As an SME owner, I'll be watching the announcement of the budget on Wednesday with interest on more than one front. My perspective will not only be that of an employer, but also of an individual and a consumer.
The government has already done quite a lot to support young businesses. In recent years, a number of schemes have been introduced, including the Enterprise Capital Fund, which aimed to address a market weakness in the provision of equity finance to SMEs, and the Seed Enterprise Investment Scheme, which provided a series of tax reliefs designed to encourage investments into SMEs. The government has also introduced the Funding for Lending and Enterprise Finance Guarantee schemes, which were both designed to boost lending to the economy.
These schemes have met with mixed success. For example, whilst banks have drawn on about a fifth of the £70bn made available by the government for the Funding for Lending Scheme, the Bank of England recently announced that net lending fell by £2.4bn in the final quarter of last year compared with the previous three months. That fact, however, seems to be due more to lack of demand for credit, particularly from small businesses (as indicated in BoE's latest "Trends in Lending" paper published this January), than to lack of credit itself. Credit appears to be improving for businesses and individuals of all sizes (mortgage approvals have generally been on the rise). But all signs show that the FLS will be extended, with a recent admission from the deputy Prime Minister that the scheme needs to be put "on steroids".

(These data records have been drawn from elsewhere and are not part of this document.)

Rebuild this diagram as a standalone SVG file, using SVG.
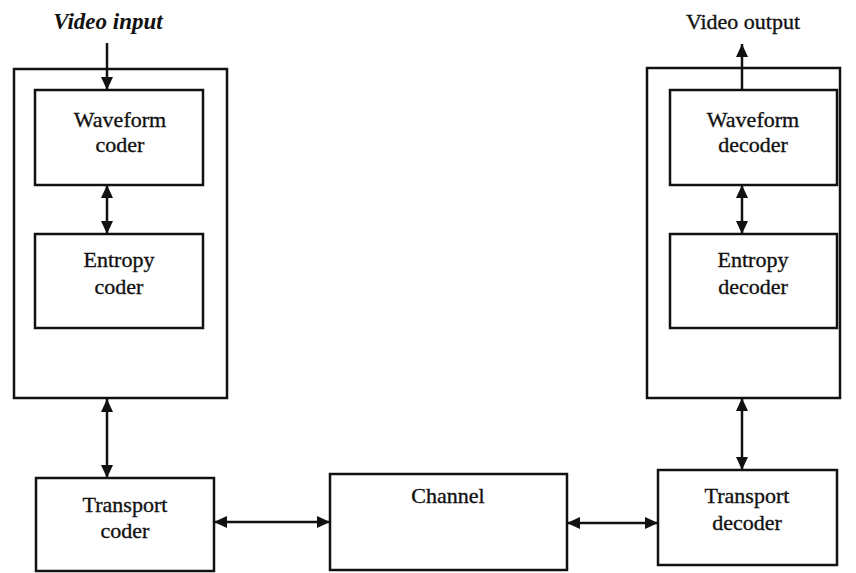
<svg xmlns="http://www.w3.org/2000/svg" width="856" height="573" viewBox="0 0 856 573">
<style>
.box{fill:none;stroke:#111;stroke-width:2.5}
.con{fill:none;stroke:#111;stroke-width:2.5;marker-end:url(#ah)}
.dbl{marker-start:url(#ah)}
text{font-family:"Liberation Serif","Times New Roman",serif;font-size:22px;fill:#111;stroke:#111;stroke-width:0.35;text-anchor:middle}
.it{font-style:italic;font-weight:bold;font-size:23px;stroke-width:0}
</style>
<defs>
<marker id="ah" markerUnits="userSpaceOnUse" markerWidth="13" markerHeight="12" refX="13" refY="6" orient="auto-start-reverse">
<path d="M0,0 L13,6 L0,12 z" fill="#111"/>
</marker>
</defs>
<rect width="856" height="573" fill="#fff"/>
<g id="encoder">
<rect class="box" x="14" y="69" width="213" height="329"/>
</g>
<g id="decoder">
<rect class="box" x="647" y="68" width="193" height="330"/>
</g>
<g id="waveform-coder">
<rect class="box" x="35" y="90" width="168" height="95"/>
<text x="120" y="127">Waveform</text>
<text x="120" y="152">coder</text>
</g>
<g id="entropy-coder">
<rect class="box" x="35" y="234" width="168" height="94"/>
<text x="119" y="267">Entropy</text>
<text x="119" y="294">coder</text>
</g>
<g id="waveform-decoder">
<rect class="box" x="670" y="90" width="167" height="95"/>
<text x="753" y="127">Waveform</text>
<text x="753" y="152">decoder</text>
</g>
<g id="entropy-decoder">
<rect class="box" x="670" y="234" width="167" height="94"/>
<text x="753" y="267">Entropy</text>
<text x="753" y="294">decoder</text>
</g>
<g id="transport-coder">
<rect class="box" x="36" y="478" width="178" height="93"/>
<text x="125" y="512">Transport</text>
<text x="125" y="538">coder</text>
</g>
<g id="channel">
<rect class="box" x="330" y="474" width="237" height="96"/>
<text x="448" y="503">Channel</text>
</g>
<g id="transport-decoder">
<rect class="box" x="658" y="470" width="179" height="95"/>
<text x="747" y="503">Transport</text>
<text x="747" y="530">decoder</text>
</g>
<g id="labels">
<text class="it" x="108" y="29">Video input</text>
<text x="743" y="29">Video output</text>
</g>
<g id="connectors">
<line class="con" x1="107" y1="43" x2="107" y2="90"/>
<line class="con dbl" x1="107" y1="185" x2="107" y2="234"/>
<line class="con dbl" x1="107" y1="399" x2="107" y2="478"/>
<line class="con dbl" x1="214" y1="522" x2="330" y2="522"/>
<line class="con dbl" x1="567" y1="523" x2="658" y2="523"/>
<line class="con dbl" x1="742" y1="398" x2="742" y2="470"/>
<line class="con dbl" x1="742" y1="185" x2="742" y2="234"/>
<line class="con" x1="742" y1="90" x2="742" y2="44"/>
</g>
</svg>
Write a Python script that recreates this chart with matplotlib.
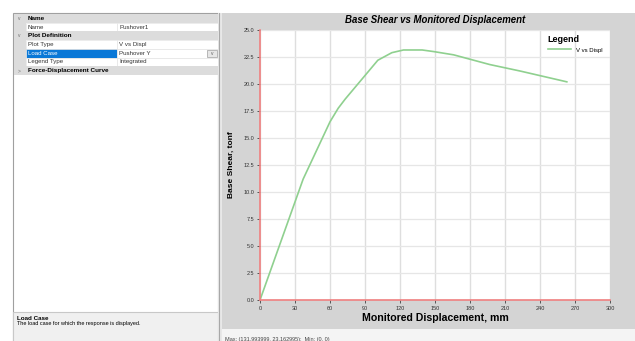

On the consumer side, however, recent signs have been encouraging. They've shown that consumer confidence is improving, with modest upticks in the last couple of months, as well as the fastest like for like retails sales growth in 4 years last month. However, despite this, consumer confidence remains fragile and I hope to see measures within the budget to address this.
Consumer behaviour is something I observe from a particular perspective. My business is purely e-retail and the spate of failures on the high street in recent months (Comet, HMV, and Jessops, to name but a few of the 54 retailers that failed last year) highlights the trend away from high street sales to online sales.
In 2011, 12% of UK sales were made online - the highest rate in Europe, up from 8.6% in 2008 - and this upward trend is expected to continue. The cost of running retail premises is hefty, with retailers spending over £14 billion in rent every year and, incredibly, one in seven UK shops lying empty. This number is also expected to rise in 2013. Online retail does carry running costs, although these are small in comparison. As ecommerce growth continues, more stores may be forced to close in favour of this more financially viable option.
Nevertheless, ecommerce companies will need an empowered and skilled workforce to flourish as well as the financial tools to invest in their own growth. So on Wednesday I will be paying especially close attention to what the government is doing in three areas that could promote a healthier labour market and enable SMEs to manage their capital more effectively.
1. Encourage more apprenticeships
Whether this is in the form of potential NI breaks or other support, getting young people to work will help chip away at the 20.8% of 16 - 24 year olds who were unemployed in the last three months of 2012. This will also help SMEs fill skills gaps, improve the bottom line and, equally importantly, help motivate the workforce. Apprentices are with your business because they want to be - they have actively made a choice to learn on the job and commit to a specific career. Businesses, on the other hand, are required to invest both time and money training young people and helping them build their futures.
2. Close the unemployment gap between men and women
Unemployment rates amongst women for all three main age groups between ages 18-49 are higher than those of men (the rate is more than two points higher in the 18-24 cohort). Policies which target and promote their employability will bring much needed skills to the UK labour force as well as have the added benefit of bolstering the UK households' finances, which have deteriorated in the last year.
3. Create new tools for more effective capital management
According to both a BoE survey published in Jan 2013 and a Q4 2012 Aldermore survey, small businesses either do not want to borrow in a period of uncertainty or are sitting on healthy cash piles that are not being invested (investment across the economy is down about 17% on historic averages). In tough times it is not reasonable to assume that debt finance would be the financing tool of choice as businesses generally are keen to de-lever and de-risk.
The relative tax advantage of debt financing vs. equity is something that the Government could address by treating the cost of equity as tax deductible, just like the cost of debt. This move, coupled with an extension of the Seed Enterprise Investment Scheme to companies which are older than 2 years, may increase the availability of and demand for equity financing, thus de-risking businesses and encouraging the greater cross participation of various players in the economy.